As colheitas eram queimadas para impedir o avanço inimigo, os aldeões fugiam ou eram mortos, e as estradas, outrora seguras, tornaram-se território de ninguém. Nesse vácuo de civilização, os lobos encontraram seu paraíso.

Alimentados pela abundância de carcaças - humanas e animais - deixadas pelas batalhas, as matilhas se multiplicavam. Histórias começaram a circular, sussurradas à luz de fogueiras: lobos que não temiam o fogo, que caçavam em grupos organizados, como se liderados por uma inteligência quase sobrenatural.

Alguns camponeses juravam ter visto bestas maiores que o comum, com olhos que brilhavam como brasas na noite. O medo dos lobos não era apenas físico. Em uma era onde a religião moldava cada aspecto da vida, muitos viam nas matilhas um sinal divino - ou demoníaco.

Pregadores nas igrejas alertavam que os lobos eram um castigo de Deus pela guerra, pela ganância e pelos pecados dos homens. Outros, mais supersticiosos, falavam de lobisomens, criaturas meio humanas, meio bestiais, que vagavam pelas florestas, aproveitando o caos para saciar sua fome.
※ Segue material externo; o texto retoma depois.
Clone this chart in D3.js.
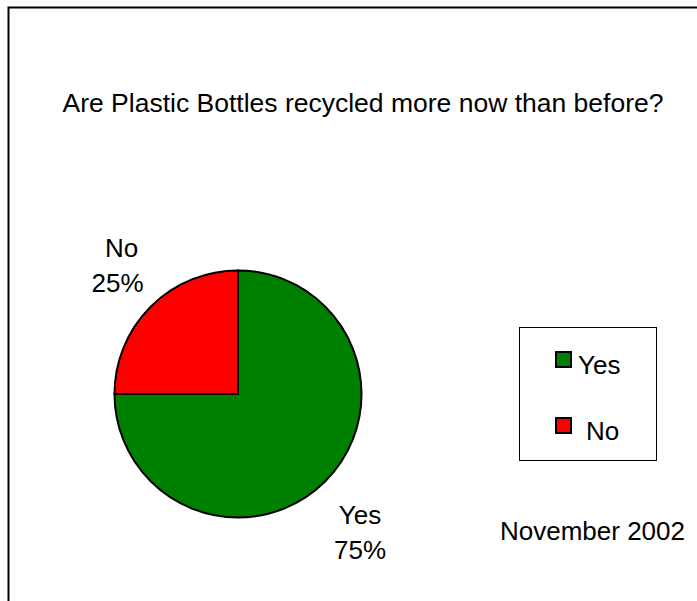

Essas histórias, verdadeiras ou não, alimentavam o pavor coletivo, transformando os lobos em algo maior que animais: eles eram espectros da destruição, sombras da guerra que engoliam o pouco que restava de esperança.

Nas regiões mais afetadas, como o Vale do Loire e a Normandia, caçadas foram organizadas. Nobres e cavaleiros, quando não estavam em batalha, lideravam grupos armados para rastrear as matilhas.

Mas os lobos eram astutos. Conheciam as florestas melhor que qualquer homem e desapareciam como fumaça quando perseguidos. Algumas vilas tentaram pagar caçadores especializados, conhecidos como loup-garous, para enfrentar as bestas.

Outras recorriam a armadilhas, venenos ou oferendas de carne para apaziguar os predadores. Nada parecia suficiente. Assim, enquanto a Guerra dos Cem Anos seguia seu curso implacável, os lobos reinavam nas sombras, um lembrete cruel de que, na ausência da ordem humana, a natureza reclamava seu domínio.

Para os camponeses do Vale do Loire, a verdadeira batalha não era apenas contra os exércitos invasores, mas contra o terror que uivava na escuridão, esperando a próxima vítima.